[What to do]: Write the data below out exactly as it stands. Do not include the pictures.

[Source data]:
───

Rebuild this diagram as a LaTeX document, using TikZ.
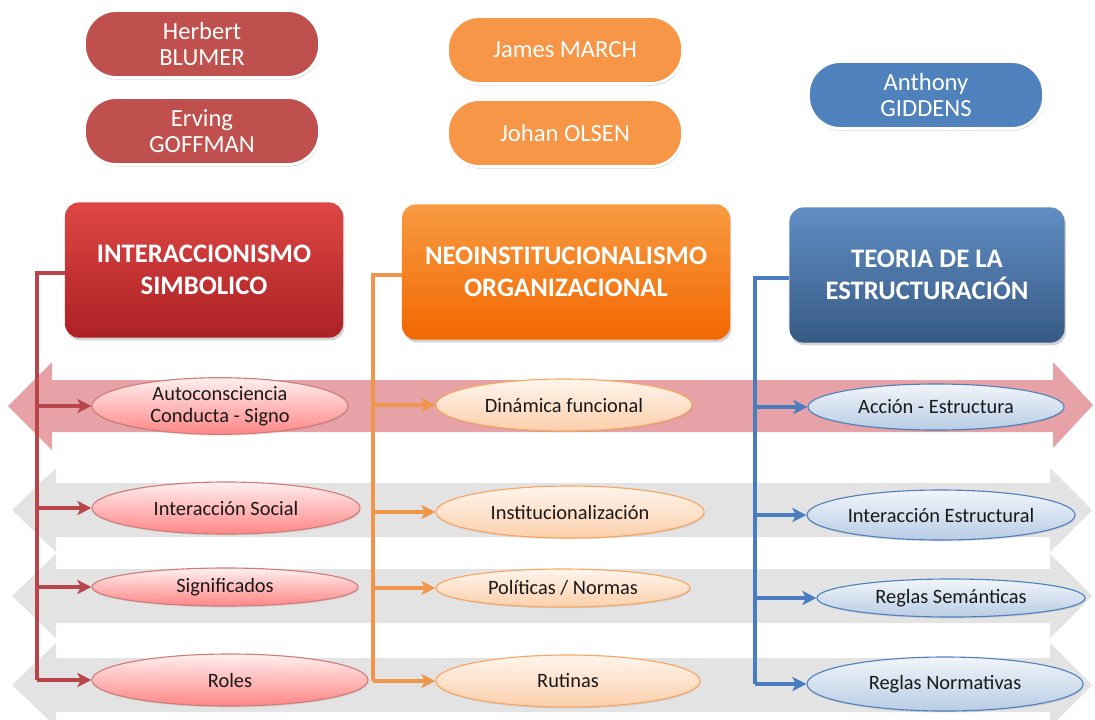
\documentclass[tikz,border=0pt]{standalone}
\usepackage{fontspec}
\setmainfont{Carlito}
\usetikzlibrary{arrows.meta,shapes.geometric,shadows}
\definecolor{simbcolor}{HTML}{C0504D}
\definecolor{neocolor}{HTML}{F79646}
\definecolor{teocolor}{HTML}{4F81BD}
\definecolor{simbline}{HTML}{B8454A}
\definecolor{neoline}{HTML}{F0964A}
\definecolor{teoline}{HTML}{4A7CC0}
\definecolor{pinkband}{HTML}{E6A2A6}
\definecolor{grayband}{HTML}{E3E3E3}
\definecolor{simbtop}{RGB}{222,72,70}
\definecolor{simbbot}{RGB}{172,32,36}

\begin{document}
\begin{tikzpicture}[x=0.025cm,y=-0.025cm,
    pill/.style={rounded corners=0.8cm,draw=white,line width=2pt,text=white,
      minimum width=5.875cm,minimum height=1.675cm,align=center,
      font=\fontsize{17.5}{19}\selectfont,
      drop shadow={opacity=0.3,shadow xshift=0.6pt,shadow yshift=-1.5pt}},
    head/.style={rounded corners=0.35cm,minimum height=3.38cm,text=white,align=center,
      font=\bfseries\fontsize{19}{23}\selectfont,
      drop shadow={opacity=0.35,shadow xshift=1pt,shadow yshift=-2pt}},
    leaf/.style={ellipse,inner sep=0pt,minimum height=1.3cm,align=center,line width=0.8pt,
      font=\fontsize{14.5}{16}\selectfont,text=black!90,
      drop shadow={opacity=0.2,shadow xshift=0.5pt,shadow yshift=-1pt}},
    simbleaf/.style={leaf,draw=simbcolor!75,top color=red!6,bottom color=red!30!pink},
    neoleaf/.style={leaf,draw=neocolor!85,top color=neocolor!10,bottom color=neocolor!45},
    teoleaf/.style={leaf,draw=teocolor,top color=teocolor!8,bottom color=teocolor!40},
    link/.style={line width=2.8pt},
    arr/.style={link,-{Stealth[length=10pt,width=10pt,inset=2.5pt]}},
  ]
    \useasboundingbox (0,0) rectangle (1095,719);

    % bands
    \fill[pinkband] (8,406) -- (52,362) -- (52,380) -- (1053,380) -- (1053,362) -- (1093,405)
      -- (1053,448) -- (1053,432) -- (52,432) -- (52,450) -- cycle;
    \foreach \yc in {510,596,685}
      \fill[grayband] (12,\yc) -- (56,\yc-42) -- (56,\yc-27) -- (1050,\yc-27) -- (1050,\yc-42)
        -- (1092,\yc) -- (1050,\yc+42) -- (1050,\yc+27) -- (56,\yc+27) -- (56,\yc+42) -- cycle;

    % authors
    \node[pill,fill=simbcolor] (blumer) at (202,44) {Herbert\\BLUMER};
    \node[pill,fill=simbcolor] (goffman) at (202,131) {Erving\\GOFFMAN};
    \node[pill,fill=neocolor] (march) at (565,50) {James MARCH};
    \node[pill,fill=neocolor] (olsen) at (565,133) {Johan OLSEN};
    \node[pill,fill=teocolor] (giddens) at (926,95) {Anthony\\GIDDENS};

    % theories
    \node[head,minimum width=6.95cm,top color=simbtop,bottom color=simbbot] (simb) at (204,270) {INTERACCIONISMO\\SIMBOLICO};
    \node[head,minimum width=8.2cm,top color=neocolor!95!yellow,bottom color=orange!85!red!95!black] (neo) at (566,272) {NEOINSTITUCIONALISMO\\ORGANIZACIONAL};
    \node[head,minimum width=6.875cm,top color=teocolor!90!white,bottom color=teocolor!70!black] (teo) at (927,275) {TEORIA DE LA\\ESTRUCTURACIÓN};

    % concepts
    \node[simbleaf,minimum width=6.4cm] (autoc) at (220,406) {Autoconsciencia\\Conducta - Signo};
    \node[simbleaf,minimum width=6.7cm] (isoc) at (226,508) {Interacción Social};
    \node[simbleaf,minimum width=6.65cm,minimum height=0.95cm] (signif) at (225,587) {Significados};
    \node[simbleaf,minimum width=6.9cm] (roles) at (230,680) {Roles};

    \node[neoleaf,minimum width=6.4cm] (dinam) at (564,405) {Dinámica funcional};
    \node[neoleaf,minimum width=6.7cm] (instit) at (570,512) {Institucionalización};
    \node[neoleaf,minimum width=6.35cm,minimum height=0.95cm] (polit) at (563,588) {Políticas / Normas};
    \node[neoleaf,minimum width=6.6cm] (rutin) at (568,681) {Rutinas};

    \node[teoleaf,minimum width=6.4cm,minimum height=1.15cm] (accion) at (936,407) {Acción - Estructura};
    \node[teoleaf,minimum width=6.7cm,minimum height=1.25cm] (iestr) at (941,515) {Interacción Estructural};
    \node[teoleaf,minimum width=6.7cm,minimum height=0.95cm] (rsem) at (951,598) {Reglas Semánticas};
    \node[teoleaf,minimum width=6.9cm,minimum height=1.35cm] (rnorm) at (945,684) {Reglas Normativas};

    % connectors
    \coordinate (rtop) at (37,273);
    \coordinate (otop) at (373,275);
    \coordinate (btop) at (755,278);
    \draw[link,simbline] (simb.west |- rtop) -- (rtop) -- (rtop |- roles.west);
    \draw[link,neoline] (neo.west |- otop) -- (otop) -- (otop |- rutin.west);
    \draw[link,teoline] (teo.west |- btop) -- (btop) -- (btop |- rnorm.west);
    \foreach \n in {autoc,isoc,signif,roles}
      \draw[arr,simbline] (rtop |- \n.west) -- (\n.west);
    \foreach \n in {dinam,instit,polit,rutin}
      \draw[arr,neoline] (otop |- \n.west) -- (\n.west);
    \foreach \n in {accion,iestr,rsem,rnorm}
      \draw[arr,teoline] (btop |- \n.west) -- (\n.west);
\end{tikzpicture}
\end{document}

───

[The solution]:
Rebuild this diagram as a LaTeX document, using TikZ.
\documentclass[tikz,border=0pt]{standalone}
\usepackage{fontspec}
\setmainfont{Carlito}
\usetikzlibrary{arrows.meta,shapes.geometric,shadows}
\definecolor{simbcolor}{HTML}{C0504D}
\definecolor{neocolor}{HTML}{F79646}
\definecolor{teocolor}{HTML}{4F81BD}
\definecolor{simbline}{HTML}{B8454A}
\definecolor{neoline}{HTML}{F0964A}
\definecolor{teoline}{HTML}{4A7CC0}
\definecolor{pinkband}{HTML}{E6A2A6}
\definecolor{grayband}{HTML}{E3E3E3}
\definecolor{simbtop}{RGB}{222,72,70}
\definecolor{simbbot}{RGB}{172,32,36}

\begin{document}
\begin{tikzpicture}[x=0.025cm,y=-0.025cm,
    pill/.style={rounded corners=0.8cm,draw=white,line width=2pt,text=white,
      minimum width=5.875cm,minimum height=1.675cm,align=center,
      font=\fontsize{17.5}{19}\selectfont,
      drop shadow={opacity=0.3,shadow xshift=0.6pt,shadow yshift=-1.5pt}},
    head/.style={rounded corners=0.35cm,minimum height=3.38cm,text=white,align=center,
      font=\bfseries\fontsize{19}{23}\selectfont,
      drop shadow={opacity=0.35,shadow xshift=1pt,shadow yshift=-2pt}},
    leaf/.style={ellipse,inner sep=0pt,minimum height=1.3cm,align=center,line width=0.8pt,
      font=\fontsize{14.5}{16}\selectfont,text=black!90,
      drop shadow={opacity=0.2,shadow xshift=0.5pt,shadow yshift=-1pt}},
    simbleaf/.style={leaf,draw=simbcolor!75,top color=red!6,bottom color=red!30!pink},
    neoleaf/.style={leaf,draw=neocolor!85,top color=neocolor!10,bottom color=neocolor!45},
    teoleaf/.style={leaf,draw=teocolor,top color=teocolor!8,bottom color=teocolor!40},
    link/.style={line width=2.8pt},
    arr/.style={link,-{Stealth[length=10pt,width=10pt,inset=2.5pt]}},
  ]
    \useasboundingbox (0,0) rectangle (1095,719);

    % bands
    \fill[pinkband] (8,406) -- (52,362) -- (52,380) -- (1053,380) -- (1053,362) -- (1093,405)
      -- (1053,448) -- (1053,432) -- (52,432) -- (52,450) -- cycle;
    \foreach \yc in {510,596,685}
      \fill[grayband] (12,\yc) -- (56,\yc-42) -- (56,\yc-27) -- (1050,\yc-27) -- (1050,\yc-42)
        -- (1092,\yc) -- (1050,\yc+42) -- (1050,\yc+27) -- (56,\yc+27) -- (56,\yc+42) -- cycle;

    % authors
    \node[pill,fill=simbcolor] (blumer) at (202,44) {Herbert\\BLUMER};
    \node[pill,fill=simbcolor] (goffman) at (202,131) {Erving\\GOFFMAN};
    \node[pill,fill=neocolor] (march) at (565,50) {James MARCH};
    \node[pill,fill=neocolor] (olsen) at (565,133) {Johan OLSEN};
    \node[pill,fill=teocolor] (giddens) at (926,95) {Anthony\\GIDDENS};

    % theories
    \node[head,minimum width=6.95cm,top color=simbtop,bottom color=simbbot] (simb) at (204,270) {INTERACCIONISMO\\SIMBOLICO};
    \node[head,minimum width=8.2cm,top color=neocolor!95!yellow,bottom color=orange!85!red!95!black] (neo) at (566,272) {NEOINSTITUCIONALISMO\\ORGANIZACIONAL};
    \node[head,minimum width=6.875cm,top color=teocolor!90!white,bottom color=teocolor!70!black] (teo) at (927,275) {TEORIA DE LA\\ESTRUCTURACIÓN};

    % concepts
    \node[simbleaf,minimum width=6.4cm] (autoc) at (220,406) {Autoconsciencia\\Conducta - Signo};
    \node[simbleaf,minimum width=6.7cm] (isoc) at (226,508) {Interacción Social};
    \node[simbleaf,minimum width=6.65cm,minimum height=0.95cm] (signif) at (225,587) {Significados};
    \node[simbleaf,minimum width=6.9cm] (roles) at (230,680) {Roles};

    \node[neoleaf,minimum width=6.4cm] (dinam) at (564,405) {Dinámica funcional};
    \node[neoleaf,minimum width=6.7cm] (instit) at (570,512) {Institucionalización};
    \node[neoleaf,minimum width=6.35cm,minimum height=0.95cm] (polit) at (563,588) {Políticas / Normas};
    \node[neoleaf,minimum width=6.6cm] (rutin) at (568,681) {Rutinas};

    \node[teoleaf,minimum width=6.4cm,minimum height=1.15cm] (accion) at (936,407) {Acción - Estructura};
    \node[teoleaf,minimum width=6.7cm,minimum height=1.25cm] (iestr) at (941,515) {Interacción Estructural};
    \node[teoleaf,minimum width=6.7cm,minimum height=0.95cm] (rsem) at (951,598) {Reglas Semánticas};
    \node[teoleaf,minimum width=6.9cm,minimum height=1.35cm] (rnorm) at (945,684) {Reglas Normativas};

    % connectors
    \coordinate (rtop) at (37,273);
    \coordinate (otop) at (373,275);
    \coordinate (btop) at (755,278);
    \draw[link,simbline] (simb.west |- rtop) -- (rtop) -- (rtop |- roles.west);
    \draw[link,neoline] (neo.west |- otop) -- (otop) -- (otop |- rutin.west);
    \draw[link,teoline] (teo.west |- btop) -- (btop) -- (btop |- rnorm.west);
    \foreach \n in {autoc,isoc,signif,roles}
      \draw[arr,simbline] (rtop |- \n.west) -- (\n.west);
    \foreach \n in {dinam,instit,polit,rutin}
      \draw[arr,neoline] (otop |- \n.west) -- (\n.west);
    \foreach \n in {accion,iestr,rsem,rnorm}
      \draw[arr,teoline] (btop |- \n.west) -- (\n.west);
\end{tikzpicture}
\end{document}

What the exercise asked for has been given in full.